Check what shapes we are getting for our arrays. To do that we need to take apart that oneliner and print of the .shape
of the arguments or maybe print the first handful of each. Also, comment out the line throwing the error. So there, we discover that we get:
chunk [490]
factor [1000 4]
chunk [510]
factor [1000 4]
Oh! There it is. We were expecting factor to be chunked too. It should be [490 4] the first time and [510 4] the second time. Note: since the categories are assigned randomly, this will differ each time.
So basically we have just too much info in that function.

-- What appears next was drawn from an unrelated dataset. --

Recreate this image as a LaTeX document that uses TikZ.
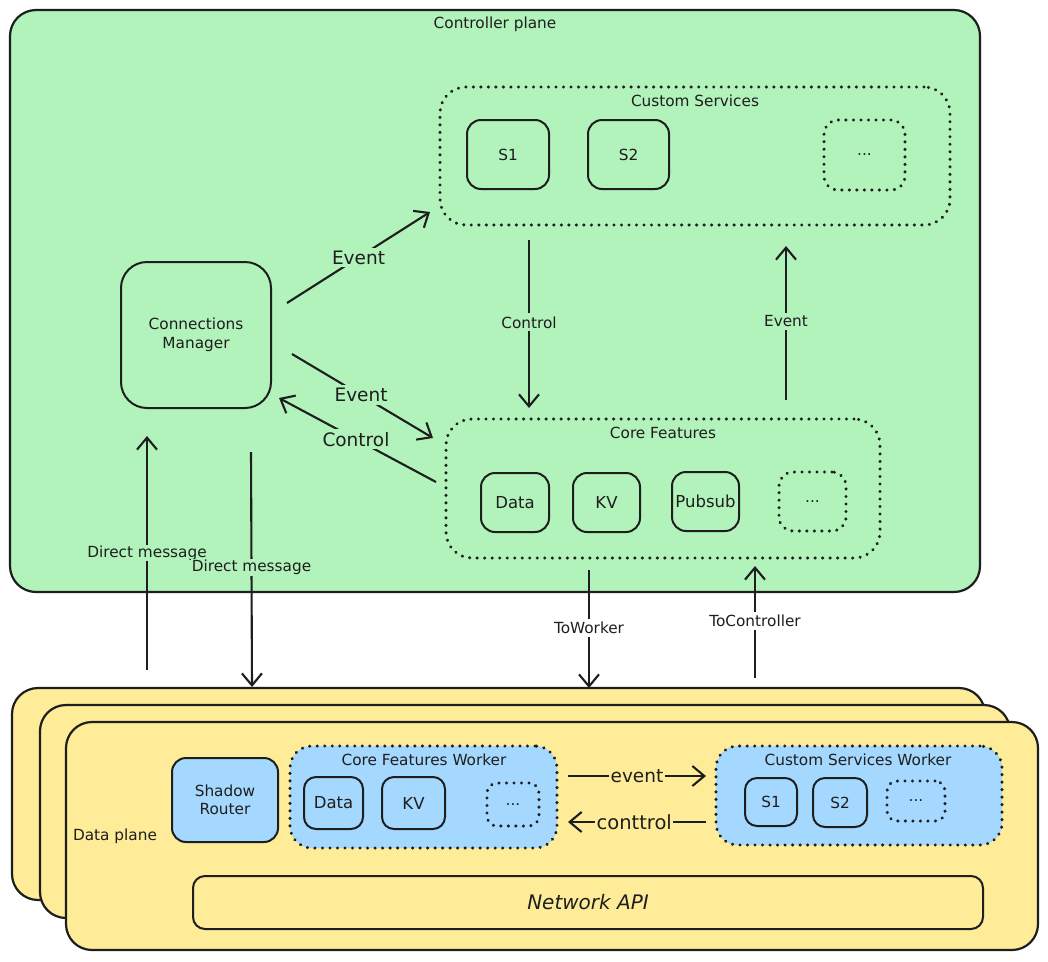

We can use the chunk to see what factors to chose, filter the factors to be just those and then everything will work.
class statsmodels.regression.linear_model.OLS(endog, exog=None, missing='none', hasconst=None, **kwargs)
We are just passing two arguments and the rest are optional. Let's look at the two we are passing.

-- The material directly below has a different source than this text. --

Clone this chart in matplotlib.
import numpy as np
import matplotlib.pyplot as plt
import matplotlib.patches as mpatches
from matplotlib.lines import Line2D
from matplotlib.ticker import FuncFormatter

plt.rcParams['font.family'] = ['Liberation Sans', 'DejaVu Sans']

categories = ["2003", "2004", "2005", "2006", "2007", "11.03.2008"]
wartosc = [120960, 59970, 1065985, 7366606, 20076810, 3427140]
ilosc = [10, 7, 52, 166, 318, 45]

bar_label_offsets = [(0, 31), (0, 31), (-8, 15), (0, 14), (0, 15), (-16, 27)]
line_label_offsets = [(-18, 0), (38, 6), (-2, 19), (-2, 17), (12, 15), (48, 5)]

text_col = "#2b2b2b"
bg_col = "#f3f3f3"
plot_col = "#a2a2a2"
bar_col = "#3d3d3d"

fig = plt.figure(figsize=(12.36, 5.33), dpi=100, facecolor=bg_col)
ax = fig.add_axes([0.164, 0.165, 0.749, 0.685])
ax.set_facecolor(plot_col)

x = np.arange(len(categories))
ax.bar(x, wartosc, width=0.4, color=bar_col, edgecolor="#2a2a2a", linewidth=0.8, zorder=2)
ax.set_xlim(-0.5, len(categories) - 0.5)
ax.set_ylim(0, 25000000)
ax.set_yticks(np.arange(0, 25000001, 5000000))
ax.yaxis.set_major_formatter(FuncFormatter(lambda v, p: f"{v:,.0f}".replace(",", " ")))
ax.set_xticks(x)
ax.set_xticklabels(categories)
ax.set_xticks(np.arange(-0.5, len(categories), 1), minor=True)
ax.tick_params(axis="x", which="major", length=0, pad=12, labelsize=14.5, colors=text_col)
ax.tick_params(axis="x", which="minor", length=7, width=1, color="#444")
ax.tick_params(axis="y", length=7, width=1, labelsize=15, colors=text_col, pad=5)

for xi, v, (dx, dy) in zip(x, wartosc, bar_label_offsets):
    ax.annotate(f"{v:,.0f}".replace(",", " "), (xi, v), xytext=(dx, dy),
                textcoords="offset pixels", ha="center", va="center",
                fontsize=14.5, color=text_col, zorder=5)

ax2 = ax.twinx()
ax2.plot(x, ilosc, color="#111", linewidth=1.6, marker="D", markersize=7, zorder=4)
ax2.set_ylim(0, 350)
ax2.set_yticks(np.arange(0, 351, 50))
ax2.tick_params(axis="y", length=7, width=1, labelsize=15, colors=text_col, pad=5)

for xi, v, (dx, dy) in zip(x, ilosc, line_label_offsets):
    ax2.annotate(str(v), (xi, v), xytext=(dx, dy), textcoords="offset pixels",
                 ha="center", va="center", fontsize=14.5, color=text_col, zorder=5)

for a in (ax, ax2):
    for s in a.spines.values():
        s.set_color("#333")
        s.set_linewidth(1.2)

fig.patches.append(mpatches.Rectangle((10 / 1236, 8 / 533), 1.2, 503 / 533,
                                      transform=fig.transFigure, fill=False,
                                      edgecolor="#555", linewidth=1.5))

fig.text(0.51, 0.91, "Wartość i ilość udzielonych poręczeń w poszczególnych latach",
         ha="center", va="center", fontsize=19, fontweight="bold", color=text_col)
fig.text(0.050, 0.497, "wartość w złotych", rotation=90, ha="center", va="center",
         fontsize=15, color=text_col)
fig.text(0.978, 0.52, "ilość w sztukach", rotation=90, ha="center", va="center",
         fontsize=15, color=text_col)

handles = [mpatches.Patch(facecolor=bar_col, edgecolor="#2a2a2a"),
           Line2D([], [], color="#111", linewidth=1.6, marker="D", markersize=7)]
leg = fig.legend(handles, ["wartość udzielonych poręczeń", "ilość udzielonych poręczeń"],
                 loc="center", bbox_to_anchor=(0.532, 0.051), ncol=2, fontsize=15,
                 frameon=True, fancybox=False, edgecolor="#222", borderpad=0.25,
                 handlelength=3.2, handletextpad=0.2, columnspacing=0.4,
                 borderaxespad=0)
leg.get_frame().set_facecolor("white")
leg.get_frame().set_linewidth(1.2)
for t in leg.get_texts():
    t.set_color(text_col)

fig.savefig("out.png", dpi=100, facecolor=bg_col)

endog (array-like) – 1-d endogenous response variable. The dependent variable.
exog (array-like) – A nobs x k array where nobs is the number of observations and k is the number of regressors...
Ah, endog
and exog
again. endog
is 1d array-like. So far so good, shape 490
works. exog
nobs? Oh, its number of observations. So it's a 2d array and in this case, we need shape 490
by 4
.
beta_exposure
should be:
def beta_exposure(chunk, factors=None):
factors = factors.loc[factors.index.isin(chunk.index)]

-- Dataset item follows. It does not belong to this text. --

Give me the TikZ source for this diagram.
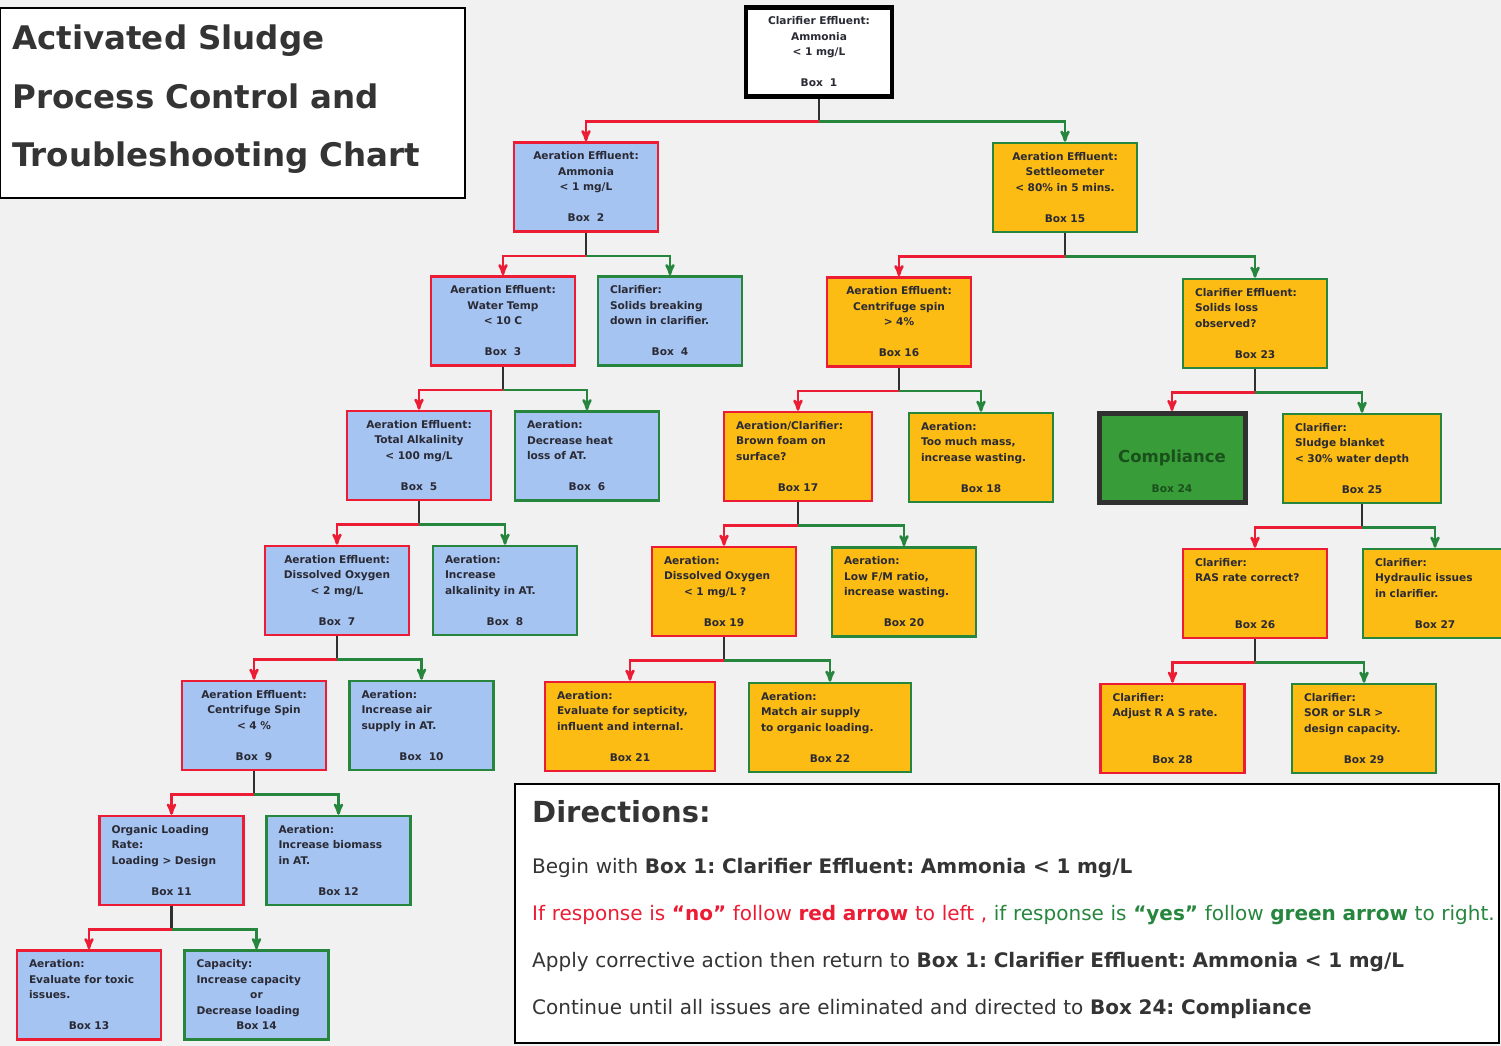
\documentclass[tikz,border=0pt]{standalone}
\usepackage{fontspec}
\setmainfont{DejaVu Sans}
\usetikzlibrary{arrows}
\frenchspacing
\definecolor{aerblue}{RGB}{166,196,242}
\definecolor{solorange}{RGB}{252,188,20}
\definecolor{nored}{RGB}{236,28,52}
\definecolor{yesgreen}{RGB}{38,134,62}
\definecolor{compgreen}{RGB}{56,156,56}
\definecolor{compdark}{RGB}{26,80,28}
\definecolor{boxtext}{RGB}{42,42,52}
\definecolor{stemgray}{RGB}{48,48,48}
\definecolor{paper}{RGB}{241,241,241}
\definecolor{inktext}{RGB}{52,52,52}
\tikzset{
  chart/.style={draw, line width=2.6pt, minimum height=89pt, inner xsep=12pt, inner ysep=0pt,
    text width=120pt, align=left, text=boxtext, font=\bfseries\fontsize{10.6}{15.5}\selectfont},
  aer/.style={chart, fill=aerblue},
  sol/.style={chart, fill=solorange},
  nobox/.style={draw=nored},
  yesbox/.style={draw=yesgreen},
  ctr/.style={align=center},
  stem/.style={stemgray, line width=2.6pt},
  noarrow/.style={nored, line width=2.6pt, ->, >=stealth'},
  yesarrow/.style={yesgreen, line width=2.6pt, ->, >=stealth'},
  frame/.style={draw=black, line width=1.6pt, fill=white}
}
\newcommand{\boxno}[1]{\makebox[\linewidth]{Box~#1}}
\begin{document}
\begin{tikzpicture}[x=1pt, y=-1pt]
\useasboundingbox (0,0) rectangle (1501,1046);
\fill[paper] (0,0) rectangle (1501,1046);
\draw[frame] (0,8) rectangle (465,198);
\node[anchor=base west, inner sep=0pt, text width=450pt, align=left, text=inktext,
  font=\bfseries\fontsize{32.5}{58.5}\selectfont] (title) at (12,50)
  {Activated Sludge\\Process Control and\\Troubleshooting Chart};
\draw[frame] (515,784) rectangle (1499,1043);
\node[anchor=base west, inner sep=0pt, text width=965pt, align=left, text=inktext,
  font=\fontsize{20}{47}\selectfont] (dirs) at (532,822)
  {{\bfseries\fontsize{29}{35}\selectfont Directions:}\\[4pt]
   Begin with \textbf{Box 1: Clarifier Effluent: Ammonia < 1 mg/L}\\
   {\color{nored}If response is \textbf{“no”} follow \textbf{red arrow} to left ,} {\color{yesgreen}if response is \textbf{“yes”} follow \textbf{green arrow} to right.}\\
   Apply corrective action then return to \textbf{Box 1: Clarifier Effluent: Ammonia < 1 mg/L}\\
   Continue until all issues are eliminated and directed to \textbf{Box 24: Compliance}};
% question and action boxes
\node[chart, ctr, fill=white, draw=black, line width=4.5pt, text width=122pt] (b1) at (819,52)
  {Clarifier Effluent:\\Ammonia\\< 1 mg/L\\[15.5pt]Box~~1};
\node[aer, nobox, ctr] (b2) at (586,187) {Aeration Effluent:\\Ammonia\\< 1 mg/L\\[15.5pt]Box~~2};
\node[aer, nobox, ctr] (b3) at (503,321) {Aeration Effluent:\\Water Temp\\< 10 C\\[15.5pt]Box~~3};
\node[aer, yesbox] (b4) at (670,321) {Clarifier:\\Solids breaking\\down in clarifier.\\[15.5pt]\boxno{~4}};
\node[aer, nobox, ctr] (b5) at (419,455.5) {Aeration Effluent:\\Total Alkalinity\\< 100 mg/L\\[15.5pt]Box~~5};
\node[aer, yesbox] (b6) at (587,456) {Aeration:\\Decrease heat\\loss of AT.\\[15.5pt]\boxno{~6}};
\node[aer, nobox, ctr] (b7) at (337,590.5) {Aeration Effluent:\\Dissolved Oxygen\\< 2 mg/L\\[15.5pt]Box~~7};
\node[aer, yesbox] (b8) at (505,590.5) {Aeration:\\Increase\\alkalinity in AT.\\[15.5pt]\boxno{~8}};
\node[aer, nobox, ctr] (b9) at (254,725.5) {Aeration Effluent:\\Centrifuge Spin\\< 4 \%\\[15.5pt]Box~~9};
\node[aer, yesbox] (b10) at (421.5,725.5) {Aeration:\\Increase air\\supply in AT.\\[15.5pt]\boxno{~10}};
\node[aer, nobox] (b11) at (171.5,860.5) {Organic Loading\\Rate:\\Loading > Design\\[15.5pt]\boxno{11}};
\node[aer, yesbox] (b12) at (338.5,860.5) {Aeration:\\Increase biomass\\in AT.\\[15.5pt]\boxno{12}};
\node[aer, nobox] (b13) at (89,995) {Aeration:\\Evaluate for toxic\\issues.\\[15.5pt]\boxno{13}};
\node[aer, yesbox] (b14) at (256.5,995) {Capacity:\\Increase capacity\\\makebox[\linewidth]{or}\\Decrease loading\\\boxno{14}};
\node[sol, yesbox, ctr] (b15) at (1065,187.5) {Aeration Effluent:\\Settleometer\\< 80\% in 5 mins.\\[15.5pt]Box 15};
\node[sol, nobox, ctr] (b16) at (899,322) {Aeration Effluent:\\Centrifuge spin\\> 4\%\\[15.5pt]Box 16};
\node[sol, nobox, text width=124pt] (b17) at (798,456.5) {Aeration/Clarifier:\\Brown foam on\\surface?\\[15.5pt]\boxno{17}};
\node[sol, yesbox] (b18) at (981,457.5) {Aeration:\\Too much mass,\\increase wasting.\\[15.5pt]\boxno{18}};
\node[sol, nobox] (b19) at (724,591.5) {Aeration:\\Dissolved Oxygen\\\hspace*{20pt}< 1 mg/L ?\\[15.5pt]\boxno{19}};
\node[sol, yesbox] (b20) at (904,592) {Aeration:\\Low F/M ratio,\\increase wasting.\\[15.5pt]\boxno{20}};
\node[sol, nobox, text width=146pt] (b21) at (630,726.5) {Aeration:\\Evaluate for septicity,\\influent and internal.\\[15.5pt]\boxno{21}};
\node[sol, yesbox, text width=138pt] (b22) at (830,727.5) {Aeration:\\Match air supply\\to organic loading.\\[15.5pt]\boxno{22}};
\node[sol, yesbox] (b23) at (1255,323.5) {Clarifier Effluent:\\Solids loss\\observed?\\[15.5pt]\boxno{23}};
\node[chart, ctr, fill=compgreen, draw=stemgray, line width=5pt, text width=122pt, text=compdark,
  font=\bfseries\fontsize{16.5}{20}\selectfont,
  label={[anchor=south, inner sep=0pt, yshift=12pt, text=compdark, font=\bfseries\fontsize{10.6}{12}\selectfont]south:Box 24}]
  (b24) at (1172,458) {Compliance};
\node[sol, yesbox, text width=134pt] (b25) at (1362,458.5) {Clarifier:\\Sludge blanket\\< 30\% water depth\\[15.5pt]\boxno{25}};
\node[sol, nobox] (b26) at (1255,593.5) {Clarifier:\\RAS rate correct?\\[31pt]\boxno{26}};
\node[sol, yesbox] (b27) at (1435,593.5) {Clarifier:\\Hydraulic issues\\in clarifier.\\[15.5pt]\boxno{27}};
\node[sol, nobox] (b28) at (1172.5,728.5) {Clarifier:\\Adjust R A S rate.\\[31pt]\boxno{28}};
\node[sol, yesbox] (b29) at (1364,728.5) {Clarifier:\\SOR or SLR >\\design capacity.\\[15.5pt]\boxno{29}};
% no to the left, yes to the right
\foreach \p/\n/\y in {b1/b2/b15, b2/b3/b4, b15/b16/b23, b3/b5/b6, b16/b17/b18, b23/b24/b25,
    b5/b7/b8, b17/b19/b20, b25/b26/b27, b7/b9/b10, b19/b21/b22, b26/b28/b29, b9/b11/b12, b11/b13/b14} {
  \draw[stem] (\p.south) -- ++(0,23) coordinate (j);
  \draw[noarrow] (j) -| (\n.north);
  \draw[yesarrow] (j) -| (\y.north);
}
\end{tikzpicture}
\end{document}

return sm.OLS(np.asarray(chunk), np.asarray(factors)).fit().params
The issue is that you are applying beta_exposures to each part of the list (it is randomized, so let's say 490 elements for Financial
and 510 for Tech
) but factors=factors1
always gives you 1000 values (the groupby
code doesn't touch that).
See http://www.statsmodels.org/dev/generated/statsmodels.regression.linear_model.OLS.html and http://www.statsmodels.org/dev/endog_exog.html for the references I used researching this.
Upvotes: 6